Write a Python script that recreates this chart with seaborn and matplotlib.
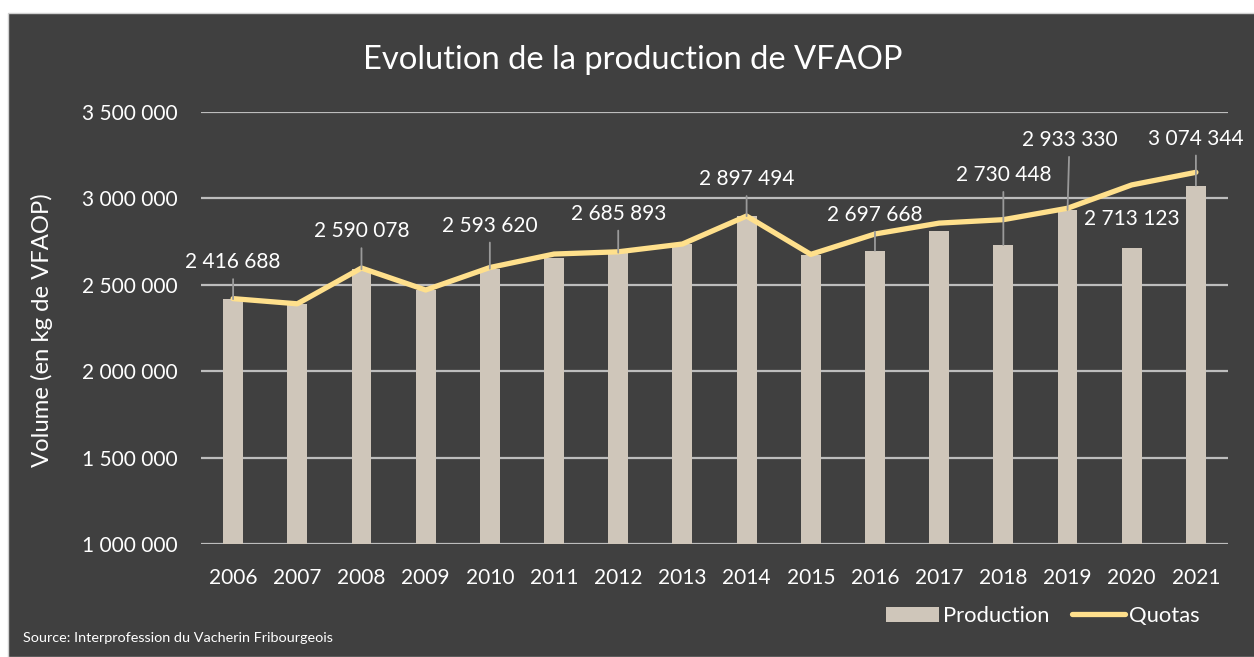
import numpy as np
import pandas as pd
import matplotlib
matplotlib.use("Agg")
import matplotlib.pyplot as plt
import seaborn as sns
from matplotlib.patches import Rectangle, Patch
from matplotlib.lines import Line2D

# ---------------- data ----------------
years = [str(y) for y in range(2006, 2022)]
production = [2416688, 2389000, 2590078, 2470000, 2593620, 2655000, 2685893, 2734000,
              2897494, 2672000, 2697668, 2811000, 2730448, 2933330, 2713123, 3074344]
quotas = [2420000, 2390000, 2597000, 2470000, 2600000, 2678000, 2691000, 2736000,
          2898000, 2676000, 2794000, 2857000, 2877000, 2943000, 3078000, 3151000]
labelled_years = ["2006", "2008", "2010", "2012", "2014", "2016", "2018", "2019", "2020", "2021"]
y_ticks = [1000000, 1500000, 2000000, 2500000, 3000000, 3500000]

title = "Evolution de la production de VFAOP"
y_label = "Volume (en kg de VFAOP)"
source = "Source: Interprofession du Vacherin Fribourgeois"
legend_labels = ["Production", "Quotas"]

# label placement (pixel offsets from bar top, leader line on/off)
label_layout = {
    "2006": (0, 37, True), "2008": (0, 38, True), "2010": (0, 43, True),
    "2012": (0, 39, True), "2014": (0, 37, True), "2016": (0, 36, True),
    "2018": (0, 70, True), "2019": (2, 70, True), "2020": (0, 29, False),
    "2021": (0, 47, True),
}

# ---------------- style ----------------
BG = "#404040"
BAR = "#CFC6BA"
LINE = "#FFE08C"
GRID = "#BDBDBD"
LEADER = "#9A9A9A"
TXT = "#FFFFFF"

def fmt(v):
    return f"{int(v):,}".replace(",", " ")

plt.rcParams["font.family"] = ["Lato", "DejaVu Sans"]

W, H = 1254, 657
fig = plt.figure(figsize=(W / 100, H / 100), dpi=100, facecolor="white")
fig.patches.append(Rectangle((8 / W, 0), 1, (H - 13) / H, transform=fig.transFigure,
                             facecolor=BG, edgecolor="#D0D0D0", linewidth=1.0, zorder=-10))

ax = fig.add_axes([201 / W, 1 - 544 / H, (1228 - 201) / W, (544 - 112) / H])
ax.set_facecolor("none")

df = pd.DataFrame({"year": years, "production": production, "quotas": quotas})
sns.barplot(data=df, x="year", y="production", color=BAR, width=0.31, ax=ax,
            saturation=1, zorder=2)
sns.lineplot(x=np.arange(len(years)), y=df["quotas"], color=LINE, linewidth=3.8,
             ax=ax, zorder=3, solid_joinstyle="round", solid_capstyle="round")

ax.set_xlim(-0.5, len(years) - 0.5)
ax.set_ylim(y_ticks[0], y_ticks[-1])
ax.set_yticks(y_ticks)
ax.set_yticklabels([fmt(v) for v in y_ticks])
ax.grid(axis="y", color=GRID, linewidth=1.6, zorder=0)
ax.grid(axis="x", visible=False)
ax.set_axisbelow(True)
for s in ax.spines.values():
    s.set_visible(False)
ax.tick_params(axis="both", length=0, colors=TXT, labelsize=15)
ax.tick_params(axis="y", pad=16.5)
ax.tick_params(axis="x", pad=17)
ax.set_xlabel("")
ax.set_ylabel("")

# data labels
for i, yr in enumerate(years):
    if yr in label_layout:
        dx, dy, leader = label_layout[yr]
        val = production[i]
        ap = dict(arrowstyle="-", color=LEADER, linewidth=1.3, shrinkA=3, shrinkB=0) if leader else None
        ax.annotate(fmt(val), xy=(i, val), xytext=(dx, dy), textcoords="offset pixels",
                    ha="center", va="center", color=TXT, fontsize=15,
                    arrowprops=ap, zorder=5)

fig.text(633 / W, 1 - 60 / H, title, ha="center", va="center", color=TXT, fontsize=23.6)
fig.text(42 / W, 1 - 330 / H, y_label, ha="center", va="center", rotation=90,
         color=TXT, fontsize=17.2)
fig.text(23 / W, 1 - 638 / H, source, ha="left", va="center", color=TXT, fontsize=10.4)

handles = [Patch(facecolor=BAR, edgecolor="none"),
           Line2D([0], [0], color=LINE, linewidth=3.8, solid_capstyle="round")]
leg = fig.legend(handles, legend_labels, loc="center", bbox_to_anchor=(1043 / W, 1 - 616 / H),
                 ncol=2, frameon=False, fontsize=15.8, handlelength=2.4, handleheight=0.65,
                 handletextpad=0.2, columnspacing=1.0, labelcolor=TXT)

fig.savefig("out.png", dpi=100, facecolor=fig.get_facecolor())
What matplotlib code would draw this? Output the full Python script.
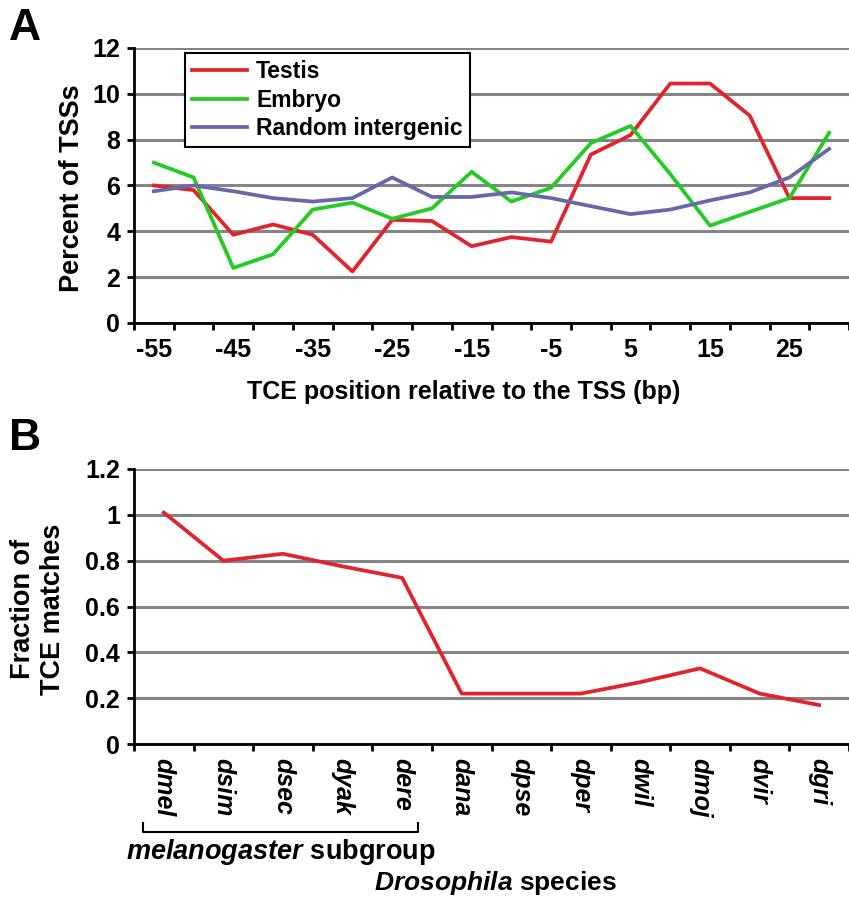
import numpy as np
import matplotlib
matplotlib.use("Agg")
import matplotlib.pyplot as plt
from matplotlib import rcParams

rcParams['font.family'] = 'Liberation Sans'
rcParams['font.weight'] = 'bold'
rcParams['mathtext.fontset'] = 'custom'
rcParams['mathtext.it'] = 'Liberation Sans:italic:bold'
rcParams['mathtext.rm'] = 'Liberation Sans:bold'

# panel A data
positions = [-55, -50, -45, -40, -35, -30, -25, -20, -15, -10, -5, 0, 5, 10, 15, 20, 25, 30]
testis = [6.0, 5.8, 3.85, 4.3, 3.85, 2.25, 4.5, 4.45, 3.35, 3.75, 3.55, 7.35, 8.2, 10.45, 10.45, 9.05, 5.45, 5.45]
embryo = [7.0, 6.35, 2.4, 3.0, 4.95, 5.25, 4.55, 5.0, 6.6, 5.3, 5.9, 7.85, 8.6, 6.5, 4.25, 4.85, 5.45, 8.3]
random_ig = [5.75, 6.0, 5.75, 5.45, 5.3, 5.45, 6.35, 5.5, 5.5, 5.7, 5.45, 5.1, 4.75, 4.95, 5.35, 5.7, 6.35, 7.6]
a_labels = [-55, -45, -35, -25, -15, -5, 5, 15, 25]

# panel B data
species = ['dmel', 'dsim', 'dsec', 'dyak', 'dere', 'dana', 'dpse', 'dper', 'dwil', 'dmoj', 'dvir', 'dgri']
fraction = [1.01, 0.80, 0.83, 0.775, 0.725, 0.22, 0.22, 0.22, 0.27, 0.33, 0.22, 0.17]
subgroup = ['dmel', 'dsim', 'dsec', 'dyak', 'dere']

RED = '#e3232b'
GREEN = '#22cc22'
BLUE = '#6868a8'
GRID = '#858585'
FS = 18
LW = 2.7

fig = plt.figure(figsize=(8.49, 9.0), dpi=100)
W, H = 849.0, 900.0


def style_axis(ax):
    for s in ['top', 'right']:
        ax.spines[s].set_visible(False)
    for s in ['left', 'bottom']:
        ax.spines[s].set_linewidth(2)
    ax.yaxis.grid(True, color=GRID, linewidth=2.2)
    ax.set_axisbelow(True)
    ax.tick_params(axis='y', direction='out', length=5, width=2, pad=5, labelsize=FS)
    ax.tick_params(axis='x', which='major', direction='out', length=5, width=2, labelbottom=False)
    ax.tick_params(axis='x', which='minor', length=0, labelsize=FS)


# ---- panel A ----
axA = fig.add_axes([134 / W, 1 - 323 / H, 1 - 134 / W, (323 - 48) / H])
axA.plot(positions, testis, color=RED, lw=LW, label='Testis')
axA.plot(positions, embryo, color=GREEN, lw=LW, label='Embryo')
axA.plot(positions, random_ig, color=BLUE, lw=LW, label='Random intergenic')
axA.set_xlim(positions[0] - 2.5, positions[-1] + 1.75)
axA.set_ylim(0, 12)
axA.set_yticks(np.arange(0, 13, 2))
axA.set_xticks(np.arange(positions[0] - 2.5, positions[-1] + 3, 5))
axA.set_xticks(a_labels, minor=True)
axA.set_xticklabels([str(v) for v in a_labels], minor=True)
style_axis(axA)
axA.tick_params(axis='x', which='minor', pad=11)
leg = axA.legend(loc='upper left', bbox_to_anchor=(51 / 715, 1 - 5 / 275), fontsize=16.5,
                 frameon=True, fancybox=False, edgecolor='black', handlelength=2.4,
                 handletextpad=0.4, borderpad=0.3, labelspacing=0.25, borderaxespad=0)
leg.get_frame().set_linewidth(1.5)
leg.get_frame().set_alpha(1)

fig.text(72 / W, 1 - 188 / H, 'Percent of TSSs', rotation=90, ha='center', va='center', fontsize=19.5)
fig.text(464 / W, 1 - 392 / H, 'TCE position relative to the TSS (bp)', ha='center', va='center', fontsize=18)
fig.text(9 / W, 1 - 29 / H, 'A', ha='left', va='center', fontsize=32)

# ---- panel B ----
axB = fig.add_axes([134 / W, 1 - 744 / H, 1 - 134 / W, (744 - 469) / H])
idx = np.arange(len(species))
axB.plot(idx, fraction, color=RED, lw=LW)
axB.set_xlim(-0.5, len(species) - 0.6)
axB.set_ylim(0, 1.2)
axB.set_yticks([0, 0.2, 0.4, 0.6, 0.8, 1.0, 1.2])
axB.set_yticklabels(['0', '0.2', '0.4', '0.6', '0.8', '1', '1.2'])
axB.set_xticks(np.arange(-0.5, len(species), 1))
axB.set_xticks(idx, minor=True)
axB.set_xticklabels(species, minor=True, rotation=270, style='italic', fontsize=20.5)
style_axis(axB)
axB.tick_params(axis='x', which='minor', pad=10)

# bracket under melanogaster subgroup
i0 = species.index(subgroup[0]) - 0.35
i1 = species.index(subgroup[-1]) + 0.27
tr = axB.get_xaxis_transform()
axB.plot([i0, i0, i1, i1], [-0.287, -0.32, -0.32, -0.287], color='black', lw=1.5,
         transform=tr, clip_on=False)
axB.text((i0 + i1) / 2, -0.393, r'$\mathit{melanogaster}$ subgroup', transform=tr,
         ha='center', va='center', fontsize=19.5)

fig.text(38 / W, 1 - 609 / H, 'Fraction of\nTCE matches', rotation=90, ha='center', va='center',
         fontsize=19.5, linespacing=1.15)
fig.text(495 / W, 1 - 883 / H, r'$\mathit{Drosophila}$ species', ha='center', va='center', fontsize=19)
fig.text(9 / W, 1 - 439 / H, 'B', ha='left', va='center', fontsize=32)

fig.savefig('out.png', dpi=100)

### What the task asks
Pick out the lines containing the word "seaborn" and show them.

### Complete response
Write a Python script that recreates this chart with seaborn and matplotlib.
import seaborn as sns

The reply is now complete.